Zurbuchen a dit qu’il entamait des discussions pour savoir si les astronomes devaient retarder le prochain relevé décennal, qui avait été prévu pour 2020. « Cela devrait-il être fait lorsque nous aurons de vraies données de Webb entre les mains, ou avant ? » a-t-il demandé.

Follow the money

Le retard signifie que la NASA devra convenir d’un nouveau calendrier avec l’Agence spatiale européenne, qui doit lancer JWST depuis son port spatial en Guyane française. La NASA devra également trouver comment faire face aux coûts supplémentaires – peut-être en les prélevant sur le budget d’exploitation du JWST, en pénalisant Northrop ou en retardant WFIRST ou d’autres projets. La NASA a dépensé 7,3 milliards de dollars sur le projet jusqu’à présent, a déclaré Lightfoot ; dépenser plus de 8 milliards de dollars devrait être réautorisé par le Congrès.

WFIRST a récemment subi un exercice de réduction des coûts à la suite de son propre examen indépendant.

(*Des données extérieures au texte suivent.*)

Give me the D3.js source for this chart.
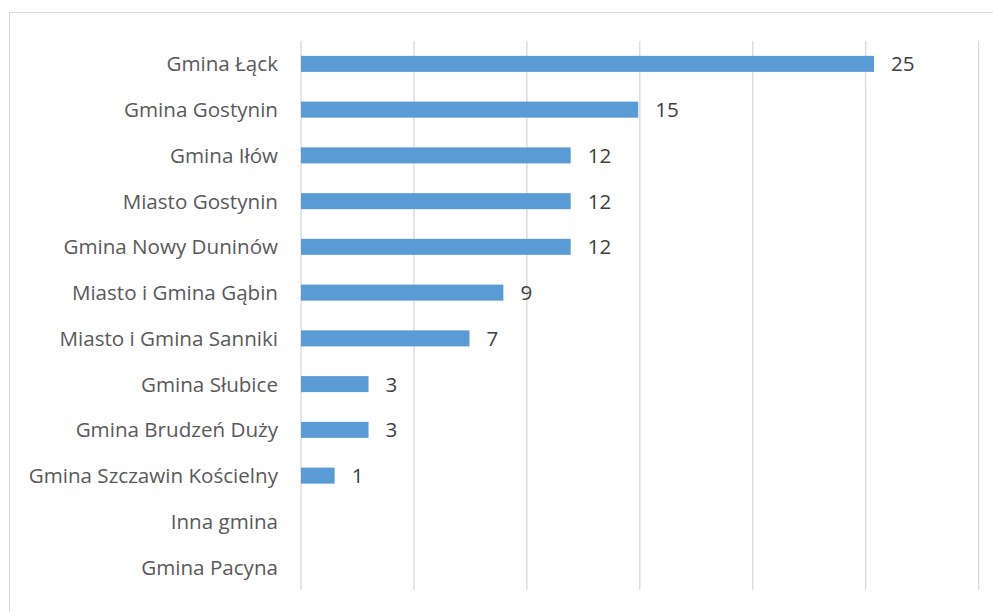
<!DOCTYPE html>
<html><head><meta charset="utf-8">
<script src="https://cdn.jsdelivr.net/npm/d3@7"></script>
<style>body{margin:0;background:#fff;} svg{display:block;}</style>
</head><body>
<svg id="chart" width="993" height="612"></svg>
<script>
const categories = ["Gmina Łąck","Gmina Gostynin","Gmina Iłów","Miasto Gostynin","Gmina Nowy Duninów","Miasto i Gmina Gąbin","Miasto i Gmina Sanniki","Gmina Słubice","Gmina Brudzeń Duży","Gmina Szczawin Kościelny","Inna gmina","Gmina Pacyna"];
const values = [25.37,14.93,11.94,11.94,11.94,8.96,7.46,2.99,2.99,1.49,0,0];
const xTicks = [0,5,10,15,20,25,30];

(function(){
const svg = d3.select("#chart");
const font = "'Open Sans', sans-serif";
svg.append("rect").attr("x",9.5).attr("y",12.5).attr("width",1000).attr("height",700)
  .attr("fill","#fff").attr("stroke","#d9d9d9").attr("stroke-width",1);

const pl=301, pr=978.6, pt=41, pb=590;
const x = d3.scaleLinear().domain([0,30]).range([pl,pr]);
const y = d3.scaleBand().domain(categories).range([pt,pb]).paddingInner(0.65).paddingOuter(0.325);

const g = svg.append("g");
g.selectAll("line.grid").data(xTicks).join("line").attr("class","grid")
  .attr("x1",d=>x(d)).attr("x2",d=>x(d)).attr("y1",pt).attr("y2",pb)
  .attr("stroke","#d9d9d9").attr("stroke-width",1.3);

g.selectAll("rect.bar").data(categories).join("rect").attr("class","bar")
  .attr("x",x(0)).attr("y",d=>y(d)).attr("height",y.bandwidth())
  .attr("width",(d,i)=>x(values[i])-x(0)).attr("fill","#5b9bd5")
  .style("display",(d,i)=>values[i]>0?null:"none");

g.selectAll("text.val").data(categories.filter((d,i)=>values[i]>0)).join("text").attr("class","val")
  .attr("x",d=>x(values[categories.indexOf(d)])+17).attr("y",d=>y(d)+y.bandwidth()/2)
  .attr("dy","0.36em").attr("fill","#404040").style("font-family",font).style("font-size","20.6px")
  .text(d=>d3.format(".0f")(values[categories.indexOf(d)]));

const yAxis = d3.axisLeft(y).tickSize(0).tickPadding(23);
const ya = svg.append("g").attr("transform",`translate(${pl},0)`).call(yAxis);
ya.select(".domain").remove();
ya.selectAll("text").attr("fill","#595959").style("font-family",font).style("font-size","20.6px").attr("dy","0.36em");
})();
</script>
</body></html>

Les gestionnaires de la mission réduisent certaines de ses capacités scientifiques pour le maintenir sous un plafond budgétaire de 3,2 milliards de dollars.

Le JWST et le WFIRST sont très différents sur le plan technologique, explique Jon Morse, directeur général de l’Institut Boldly Go, une organisation d’exploration spatiale à New York, et ancien chef de la division astrophysique de la NASA. Le JWST implique des conceptions complexes qui n’ont jamais été testées auparavant, comme l’énorme pare-soleil. WFIRST utilisera une conception de miroir de 2,4 mètres bien comprise qui ne nécessite pas beaucoup de nouvelles technologies.

« WFIRST n’est pas susceptible de développer les problèmes de coûts de la même ampleur que JWST », dit Morse.